The Role of Sentiment and Psychological Barriers
Markets aren’t moved by logic alone. Psychology shapes price action, especially in Bitcoin.
The $100,000 Barrier
This is a major psychological resistance level. Many traders will take profits when BTC first hits $100k — which could cause temporary rejection.
But if BTC breaks and holds above $100,000, momentum may surge. The next resistance level is less technical and more psychological: $150k. Beyond that, anything feels possible — including $250k.
Fear, Greed, and Narrative Shifts
We’ve seen how narratives drive behavior:
- 2020: “Bitcoin is digital gold”
- 2021: “Laser eyes to $100k”
- 2022: “Crypto is dead”
- 2024–2025: “ETFs will make Bitcoin institutional money”
If the dominant narrative in late 2025 becomes “Bitcoin is the only hedge left,” price acceleration could become exponential.
Tools like the Fear and Greed Index and Altcoin Season Index can help traders spot the emotional pulse of the market and identify when bullish or bearish extremes are likely to reverse.

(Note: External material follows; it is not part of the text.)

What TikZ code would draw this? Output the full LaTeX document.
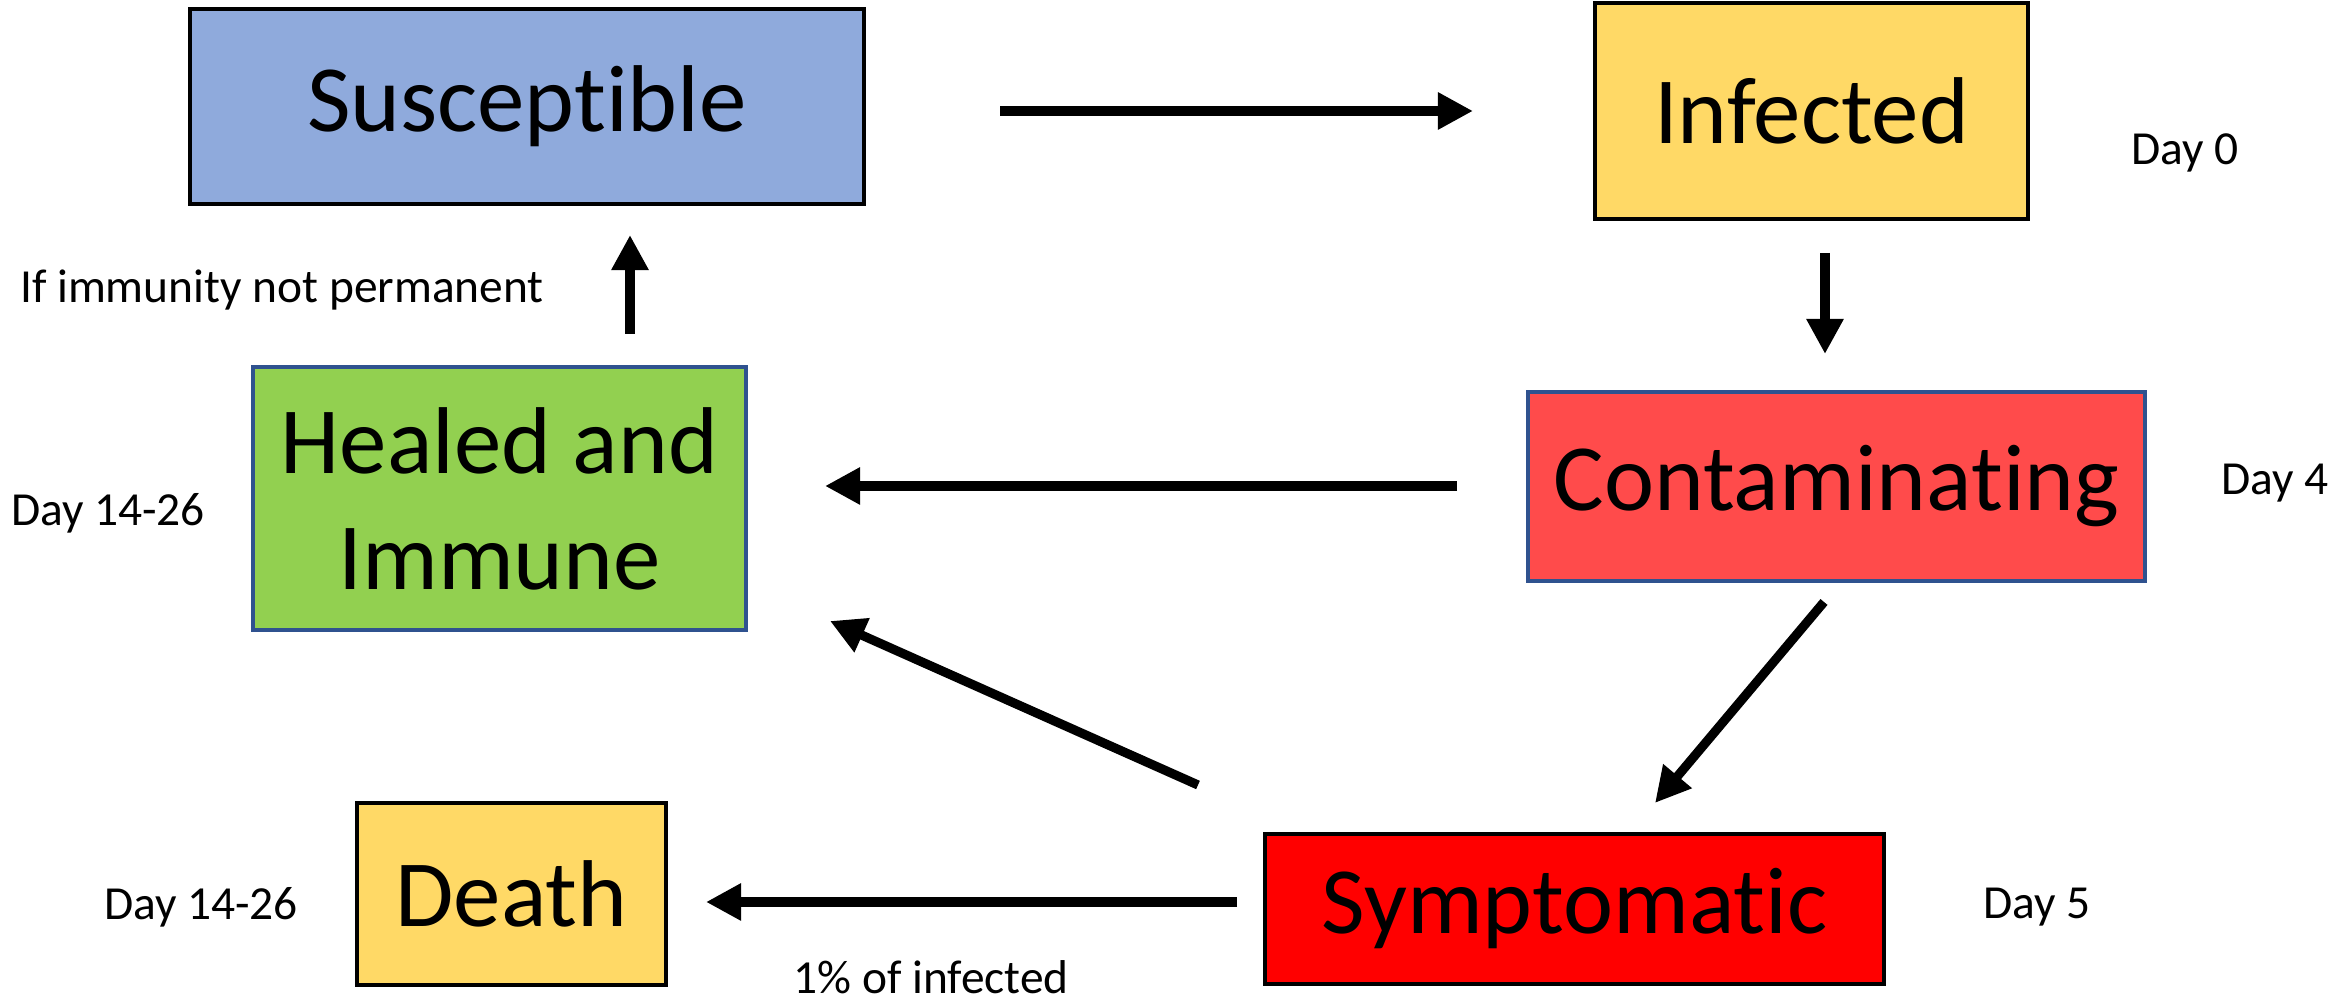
\documentclass[tikz,border=0pt]{standalone}
\usepackage{fontspec}
\setmainfont{Carlito}[Ligatures=NoCommon]
\usetikzlibrary{arrows.meta}
\definecolor{susblue}{HTML}{8FAADC}
\definecolor{infyellow}{HTML}{FFD966}
\definecolor{contred}{HTML}{FF4B4B}
\definecolor{healgreen}{HTML}{92D050}
\definecolor{edgeblue}{HTML}{2F528F}

\begin{document}
\begin{tikzpicture}[
    box/.style={draw=black, line width=1pt, inner sep=0pt, align=center, font=\fontsize{27}{33}\selectfont},
    note/.style={font=\fontsize{13.5}{16}\selectfont},
    flow/.style={line width=2.6pt, -{Triangle[length=10pt,width=10pt]}}]
\useasboundingbox (0, 0) rectangle (23.31, 10.05);
\node[box, fill=susblue, minimum width=6.74cm, minimum height=1.95cm] (sus) at (5.27, 8.985) {Susceptible};
\node[box, fill=infyellow, minimum width=4.33cm, minimum height=2.16cm] (inf) at (18.115, 8.94) {Infected};
\node[box, draw=edgeblue, fill=contred, minimum width=6.17cm, minimum height=1.89cm] (cont) at (18.365, 5.185) {Contaminating};
\node[box, draw=edgeblue, fill=healgreen, minimum width=4.93cm, minimum height=2.63cm] (heal) at (4.995, 5.065) {Healed and\\Immune};
\node[box, fill=red, minimum width=6.19cm, minimum height=1.50cm] (symp) at (15.745, 0.96) {Symptomatic};
\node[box, fill=infyellow, minimum width=3.09cm, minimum height=1.82cm] (death) at (5.115, 1.11) {Death};
\node[note] (day0) at (21.85, 8.52) {Day 0};
\node[note] (day4) at (22.75, 5.22) {Day 4};
\node[note] (dayheal) at (1.08, 4.92) {Day 14-26};
\node[note] (ifimm) at (2.82, 7.15) {If immunity not permanent};
\node[note] (day5) at (20.37, 0.98) {Day 5};
\node[note] (daydeath) at (2.01, 0.98) {Day 14-26};
\node[note] (pct) at (9.31, 0.28) {1\% of infected};
\coordinate (susout) at (10.00, 8.94);
\coordinate (infin) at (14.73, 8.94);
\coordinate (infout) at (18.25, 7.52);
\coordinate (contin) at (18.25, 6.51);
\coordinate (contout) at (14.57, 5.19);
\coordinate (healin) at (8.25, 5.19);
\coordinate (healout) at (6.30, 6.71);
\coordinate (susin) at (6.30, 7.70);
\coordinate (contdown) at (18.24, 4.03);
\coordinate (sympin) at (16.55, 2.02);
\coordinate (sympup) at (11.98, 2.20);
\coordinate (healside) at (8.30, 3.84);
\coordinate (sympout) at (12.37, 1.03);
\coordinate (deathin) at (7.06, 1.03);
\draw[flow] (susout) -- (infin);
\draw[flow] (infout) -- (contin);
\draw[flow] (contout) -- (healin);
\draw[flow] (healout) -- (susin);
\draw[flow] (contdown) -- (sympin);
\draw[flow] (sympup) -- (healside);
\draw[flow] (sympout) -- (deathin);
\end{tikzpicture}
\end{document}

Practical Advice: What Should Investors Do?
For most investors, the dream of $250,000 shouldn’t be a trading plan — but a scenario to prepare for.
Here’s a sensible approach to managing that possibility:
- Hold a Core Allocation: Have a long-term Bitcoin position you don’t touch, regardless of volatility.
- Set Realistic Targets: Consider scaling out partially at major levels ($100k, $150k, $200k).
- Use Cash and Gold as Balancers: These assets don’t move like BTC and provide capital preservation if the crypto bull case fails.
- Ignore Hype, Focus on Signals: Watch for institutional activity, macro easing, ETF flows — not social media noise.
Most importantly: Don’t build your financial future on the hope of $250k. Build it on strong principles and flexible strategy.
Conclusion: Keep the Dream, But Trade the Reality
Bitcoin may never hit $250,000 — or it might blast past it in a flash. That’s the nature of asymmetric bets. But by July 2025, the path toward that dream is neither straight nor guaranteed.
We’re in a moment of tension: between belief and doubt, between breakout and stagnation. Smart investors don’t get caught in hype cycles — they prepare for multiple outcomes.
As we move into 2026, Bitcoin still holds the potential to surprise the world. Whether it becomes a $250,000 asset or stabilizes below $150,000, one thing is clear:
The story of Bitcoin is far from over. And for many investors, the most important moves are yet to come.